1,116 square foot Pearlman Mountain Cabin
The 1,116 square foot Pearlman Mountain Cabin is in the Idyllwild art community of Mount San Jacinto, California. It was designed by a renowned architect, then built by family.
The cabin was designed and built to be a weekend cottage for the family of a doctor in Santa Ana, a couple of hours away.
In 1956, Agnes Pearlman chose the site. It has an enormous boulder and was considered unbuildable. She commissioned architect John Lautner to design a small getaway house with an open plan that would incorporate the beautiful mountain setting.
“John Lautner visited the Pearlman cabin site, he sat and meditated over a rock in the site. This rock rendered the site unbuildable. There he ambitioned an open cylinder structure with a platform deck around it with a circular roof covering it, and tree trunks supporting the roof with a serrated glass screen expanding the space toward the forest and the mountains beyond.”
Nicholas Olsberg
Quoted in Pearlman Cabin Historic Report
Library of Congress
John Lautner apprenticed with the Taliesin Fellowship led by Frank Lloyd Wright. He established his own architecture practice in Los Angeles in 1938, while continuing to work with Frank Lloyd Wright on residential projects. House & Garden featured photos and plans of a home Lautner designed. Over the years, his designs were highlighted in at least 275 articles.
By 1956 Lautner was a well-established architect. He designed a small circular mountain cabin with a wood deck on one edge and a bathroom and small storage room on the other edge. Altogether, the cabin would be around 1000 square feet.
The cabin was designed by John Lautner around the time he designed Silvertop, one of his most famous works. Both works use skylights and glass panels to open the interior to views all around.
The Pearlman Mountain Cabin was finished the next year, 1957. It was built by Agnes Pearlman’s brother, Bill Branch and other family members.
The entire house is small, just a little over a thousand feet.
The designs were complete enough that, even without much knowledge of construction he was able to follow the plans.
(Silvertop wasn’t finished until 1976, no fault of the design.)
Very little has been altered. The storage room was later turned into a bedroom, that’s about it.

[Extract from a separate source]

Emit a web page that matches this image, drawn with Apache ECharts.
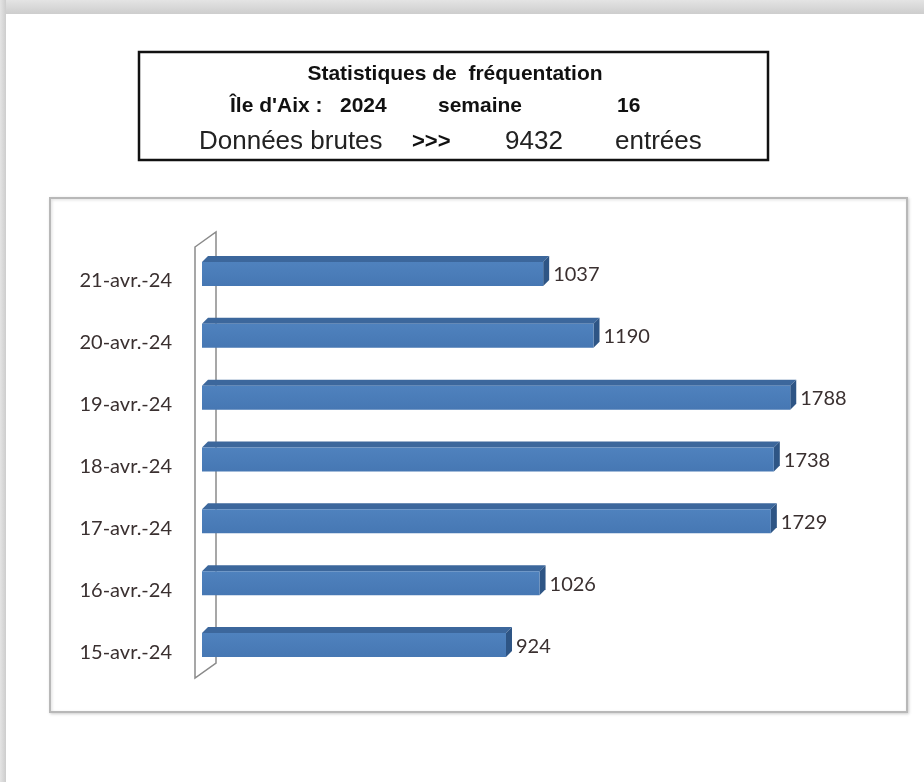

The house was designed to fit into the setting.
The deck and windows overlook the downslope. The ceiling is angled so that it becomes nearly invisible looking out.
The roof is supported by cedar tree trunks. Expanses of glass look out to the mountain view.
Almost a primitive hut, the modest Pearlman Mountain Cabin in Idyllwild art colony—high on western slope of Mt. San Jacinto—was built for accomplished amateur musicians who summered there. A wooden building in a wooded setting, it is essentially a circular room of music, sitting, cooking and sleeping. Two thirds of its perimeter is a solid wall with a clerestory of small rectangular windows. Lined up along this wall are a hearth, a desk for writing, a large window precisely framing an immense oak, two beds, and a tiny kitchen. The other third of the enclosure opens to the surroundings. Two wings extend out from the body of the house to frame this opening, one a terrace, the other a bedroom suite. The roof is a fattened disk with a flat circular center and tapered edges, folded down to the wall at the back, and crimped up at the large opening in the front. The construction of the roof is less complicated than its form may suggest: wooden trusses, braced at the center of the house, radiate out to support it. Across the opening, the roof rest on a row of actual tree trunks. Enormous sheets of glass set directly into these logs form a delicate screen through which one gazes with wonder at the panorama unfolding beyond.